Il est arrivé ce qu'il était facile de prévoir. Ce que, tout de même, vous pouviez difficilement ignorer. La Socpresse n'a rien fait pour le FC Nantes, sinon du mal. Sinon, aussi, le céder à Serge Dassault. Cela ne vous gêne pas ? On ne vous entend guère depuis un an, et le passage du club de votre ville d'un empire à un autre, encore pire. Ah si : la semaine dernière. Mais pour dire quoi ? Qu'il faudrait du changement, parmi les hommes qui dirigent… Merci de nous avoir asséné pareille évidence.
La question que l'on se pose est différente et il se peut qu'elle vous dépasse désormais. Elle est celle-ci : quel est votre pouvoir réel ?
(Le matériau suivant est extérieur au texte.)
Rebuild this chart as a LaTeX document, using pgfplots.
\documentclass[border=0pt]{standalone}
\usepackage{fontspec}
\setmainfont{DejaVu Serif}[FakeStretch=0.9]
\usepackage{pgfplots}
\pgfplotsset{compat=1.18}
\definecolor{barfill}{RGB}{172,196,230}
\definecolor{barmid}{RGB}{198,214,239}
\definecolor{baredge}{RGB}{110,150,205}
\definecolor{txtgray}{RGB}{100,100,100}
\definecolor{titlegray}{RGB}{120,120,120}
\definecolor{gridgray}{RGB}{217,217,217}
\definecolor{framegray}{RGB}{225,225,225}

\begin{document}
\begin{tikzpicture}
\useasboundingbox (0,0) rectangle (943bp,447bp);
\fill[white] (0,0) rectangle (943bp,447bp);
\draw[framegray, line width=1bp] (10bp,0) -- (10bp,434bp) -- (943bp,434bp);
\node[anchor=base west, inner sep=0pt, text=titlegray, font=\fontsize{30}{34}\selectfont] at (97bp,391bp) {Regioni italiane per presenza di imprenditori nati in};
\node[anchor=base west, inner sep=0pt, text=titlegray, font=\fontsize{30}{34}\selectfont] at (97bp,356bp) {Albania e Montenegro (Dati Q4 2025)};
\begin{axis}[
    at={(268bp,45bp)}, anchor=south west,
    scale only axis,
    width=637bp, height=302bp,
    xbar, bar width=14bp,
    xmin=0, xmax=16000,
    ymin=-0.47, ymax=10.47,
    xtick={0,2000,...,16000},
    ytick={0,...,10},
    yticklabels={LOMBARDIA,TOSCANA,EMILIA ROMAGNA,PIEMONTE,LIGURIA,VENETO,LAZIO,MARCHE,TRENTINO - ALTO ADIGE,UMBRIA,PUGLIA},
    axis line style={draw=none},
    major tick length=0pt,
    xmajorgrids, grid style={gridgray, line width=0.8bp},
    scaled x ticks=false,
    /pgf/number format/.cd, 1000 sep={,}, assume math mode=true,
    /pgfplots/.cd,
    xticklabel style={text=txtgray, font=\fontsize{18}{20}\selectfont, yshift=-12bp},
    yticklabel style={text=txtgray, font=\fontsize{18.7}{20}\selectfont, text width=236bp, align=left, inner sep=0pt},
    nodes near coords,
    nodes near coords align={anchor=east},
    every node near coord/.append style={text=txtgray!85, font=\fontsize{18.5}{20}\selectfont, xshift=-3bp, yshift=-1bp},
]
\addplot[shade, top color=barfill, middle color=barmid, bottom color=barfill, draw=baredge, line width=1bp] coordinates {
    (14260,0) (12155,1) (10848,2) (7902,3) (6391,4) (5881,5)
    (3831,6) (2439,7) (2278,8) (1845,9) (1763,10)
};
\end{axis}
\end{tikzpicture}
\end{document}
Ne nous dites pas qu'il est devenu nul. Que Dassault se fiche de votre avis comme de son centième char. Saviez-vous ainsi que Philippe de Villiers a failli devenir le président du club le plus représentatif de votre ville ? Avouez que cela eut été comique. Politiquement, on veut dire, car pour le reste… Est-il trop tard pour rattraper votre bévue, votre mauvaise vente ? Y songez-vous et y travaillez-vous ? Trautmann, on vous l'a rappelé, y a laissé sa crédibilité et sa place, la déconvenue qu'elle a dû endurer mérite peut-être réflexion. Alors ne nous dites pas que vous êtes devenu un vassal de Dassault. Démontrez-nous que, oui, vraiment, vous aimez le FC Nantes. Toujours et pas seulement quand il gagne, comme en 1995, en 2001 ou samedi dernier, et qu'il sert vos intérêts. La situation est aussi grave qu'en 1992.